STATED EXERCISE: Below are the records; extract from them the line containing "Generate a Python" to the line containing "20, 27, 18]", both lines included, exactly and with no pictures.

RECORDS FOR THIS TASK:
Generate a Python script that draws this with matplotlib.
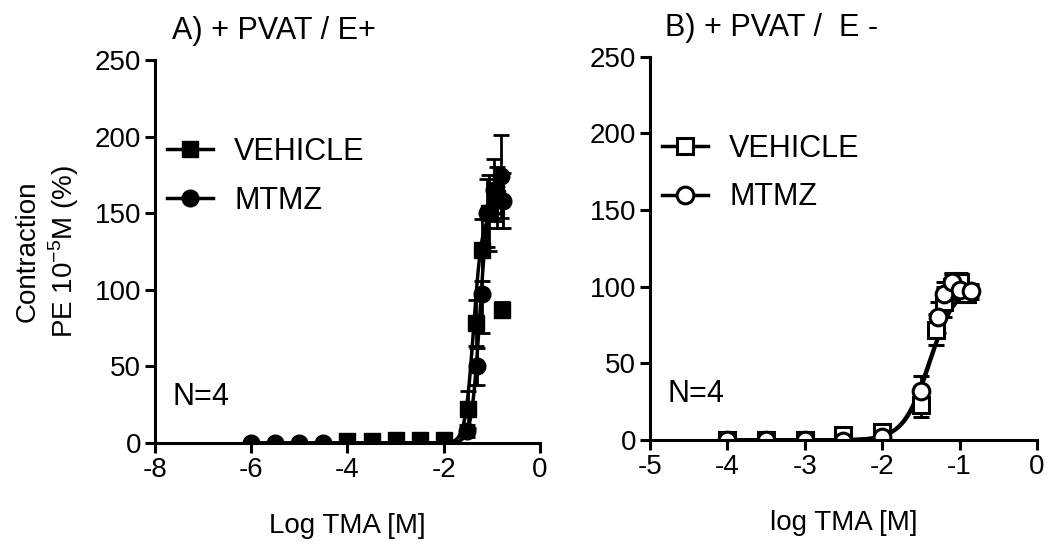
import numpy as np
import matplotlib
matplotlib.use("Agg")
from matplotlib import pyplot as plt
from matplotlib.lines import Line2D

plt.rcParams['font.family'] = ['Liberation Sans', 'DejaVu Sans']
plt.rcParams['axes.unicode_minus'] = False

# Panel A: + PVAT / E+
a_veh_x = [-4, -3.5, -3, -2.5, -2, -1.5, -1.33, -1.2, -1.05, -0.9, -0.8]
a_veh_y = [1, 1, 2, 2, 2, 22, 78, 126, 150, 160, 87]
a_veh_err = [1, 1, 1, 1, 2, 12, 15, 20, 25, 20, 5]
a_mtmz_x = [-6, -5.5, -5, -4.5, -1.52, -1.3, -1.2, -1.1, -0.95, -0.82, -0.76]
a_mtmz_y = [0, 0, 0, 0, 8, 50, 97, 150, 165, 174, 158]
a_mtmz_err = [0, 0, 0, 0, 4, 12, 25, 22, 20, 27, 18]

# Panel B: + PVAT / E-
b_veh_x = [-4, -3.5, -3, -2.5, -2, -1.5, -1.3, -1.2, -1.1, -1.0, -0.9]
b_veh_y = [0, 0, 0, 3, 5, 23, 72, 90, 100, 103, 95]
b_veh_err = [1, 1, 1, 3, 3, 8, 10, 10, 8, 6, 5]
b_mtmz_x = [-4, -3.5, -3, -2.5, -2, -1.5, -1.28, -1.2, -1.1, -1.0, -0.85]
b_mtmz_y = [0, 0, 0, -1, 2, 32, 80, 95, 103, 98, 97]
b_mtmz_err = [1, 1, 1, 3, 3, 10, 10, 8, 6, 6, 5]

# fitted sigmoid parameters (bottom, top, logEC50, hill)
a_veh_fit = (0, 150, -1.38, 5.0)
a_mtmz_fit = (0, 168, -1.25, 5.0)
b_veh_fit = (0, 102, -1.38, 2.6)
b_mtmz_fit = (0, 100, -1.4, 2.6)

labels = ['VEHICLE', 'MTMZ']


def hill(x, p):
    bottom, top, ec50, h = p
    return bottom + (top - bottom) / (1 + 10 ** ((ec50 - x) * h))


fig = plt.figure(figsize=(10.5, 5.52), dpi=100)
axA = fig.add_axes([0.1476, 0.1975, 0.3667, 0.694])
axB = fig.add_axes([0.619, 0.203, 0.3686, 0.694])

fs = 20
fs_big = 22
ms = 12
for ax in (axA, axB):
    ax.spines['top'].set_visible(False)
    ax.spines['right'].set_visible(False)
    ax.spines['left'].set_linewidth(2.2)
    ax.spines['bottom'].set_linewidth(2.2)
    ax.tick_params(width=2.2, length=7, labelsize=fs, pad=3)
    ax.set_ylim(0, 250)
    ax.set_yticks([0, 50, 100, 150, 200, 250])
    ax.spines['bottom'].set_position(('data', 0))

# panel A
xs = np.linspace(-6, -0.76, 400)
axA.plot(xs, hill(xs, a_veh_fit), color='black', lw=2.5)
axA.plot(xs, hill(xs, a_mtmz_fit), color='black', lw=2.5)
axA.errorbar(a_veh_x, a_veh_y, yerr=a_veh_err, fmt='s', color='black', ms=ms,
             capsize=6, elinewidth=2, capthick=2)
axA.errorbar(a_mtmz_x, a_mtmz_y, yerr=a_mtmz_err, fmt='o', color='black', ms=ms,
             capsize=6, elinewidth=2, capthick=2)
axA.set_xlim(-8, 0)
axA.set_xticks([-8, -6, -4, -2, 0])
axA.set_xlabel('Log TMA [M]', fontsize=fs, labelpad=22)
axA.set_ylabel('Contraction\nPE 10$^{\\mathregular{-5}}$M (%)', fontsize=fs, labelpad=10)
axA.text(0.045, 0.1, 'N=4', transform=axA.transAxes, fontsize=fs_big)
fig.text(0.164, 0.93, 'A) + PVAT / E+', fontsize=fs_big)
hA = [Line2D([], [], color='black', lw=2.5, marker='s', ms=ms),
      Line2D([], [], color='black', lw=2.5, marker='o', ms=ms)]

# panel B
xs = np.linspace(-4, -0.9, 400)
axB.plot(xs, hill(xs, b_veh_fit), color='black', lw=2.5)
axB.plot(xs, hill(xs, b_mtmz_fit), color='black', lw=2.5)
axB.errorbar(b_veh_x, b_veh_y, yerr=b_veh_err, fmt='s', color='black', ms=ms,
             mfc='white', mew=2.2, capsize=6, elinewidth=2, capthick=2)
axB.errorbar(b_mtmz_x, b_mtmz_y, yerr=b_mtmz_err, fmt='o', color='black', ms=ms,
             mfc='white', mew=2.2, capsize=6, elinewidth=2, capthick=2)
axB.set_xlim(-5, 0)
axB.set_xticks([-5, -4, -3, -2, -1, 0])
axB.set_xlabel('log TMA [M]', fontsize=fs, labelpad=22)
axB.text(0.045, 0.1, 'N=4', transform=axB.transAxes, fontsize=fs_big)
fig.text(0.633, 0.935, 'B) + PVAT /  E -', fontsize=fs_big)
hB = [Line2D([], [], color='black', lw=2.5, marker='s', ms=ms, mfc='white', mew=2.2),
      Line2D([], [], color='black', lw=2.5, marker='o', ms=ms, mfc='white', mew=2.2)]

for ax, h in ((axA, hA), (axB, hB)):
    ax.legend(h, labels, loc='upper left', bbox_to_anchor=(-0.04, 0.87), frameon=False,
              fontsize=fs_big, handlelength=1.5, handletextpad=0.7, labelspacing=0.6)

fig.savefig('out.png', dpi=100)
---
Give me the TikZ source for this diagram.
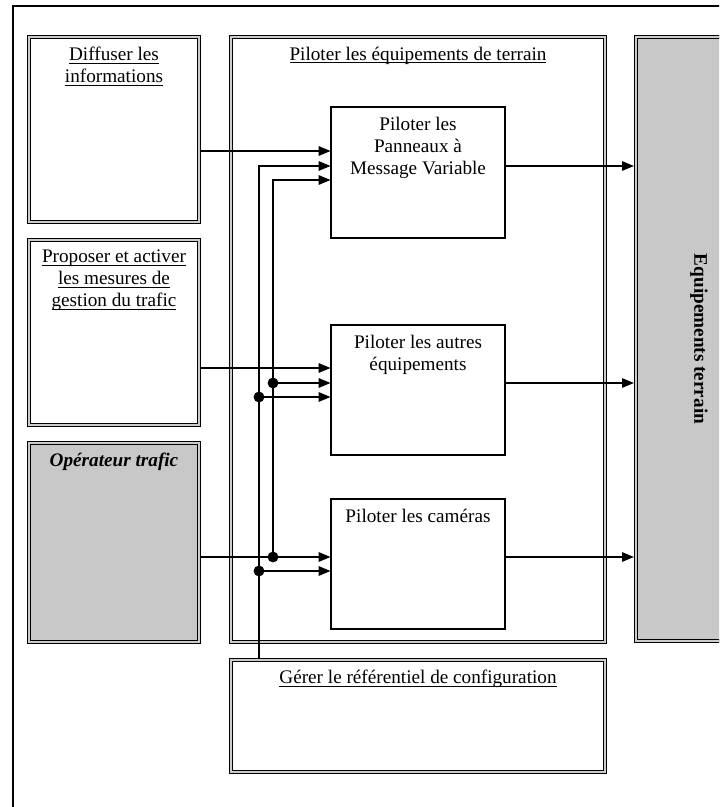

WRITTEN RESPONSE:
Generate a Python script that draws this with matplotlib.
import numpy as np
import matplotlib
matplotlib.use("Agg")
from matplotlib import pyplot as plt
from matplotlib.lines import Line2D

plt.rcParams['font.family'] = ['Liberation Sans', 'DejaVu Sans']
plt.rcParams['axes.unicode_minus'] = False

# Panel A: + PVAT / E+
a_veh_x = [-4, -3.5, -3, -2.5, -2, -1.5, -1.33, -1.2, -1.05, -0.9, -0.8]
a_veh_y = [1, 1, 2, 2, 2, 22, 78, 126, 150, 160, 87]
a_veh_err = [1, 1, 1, 1, 2, 12, 15, 20, 25, 20, 5]
a_mtmz_x = [-6, -5.5, -5, -4.5, -1.52, -1.3, -1.2, -1.1, -0.95, -0.82, -0.76]
a_mtmz_y = [0, 0, 0, 0, 8, 50, 97, 150, 165, 174, 158]
a_mtmz_err = [0, 0, 0, 0, 4, 12, 25, 22, 20, 27, 18]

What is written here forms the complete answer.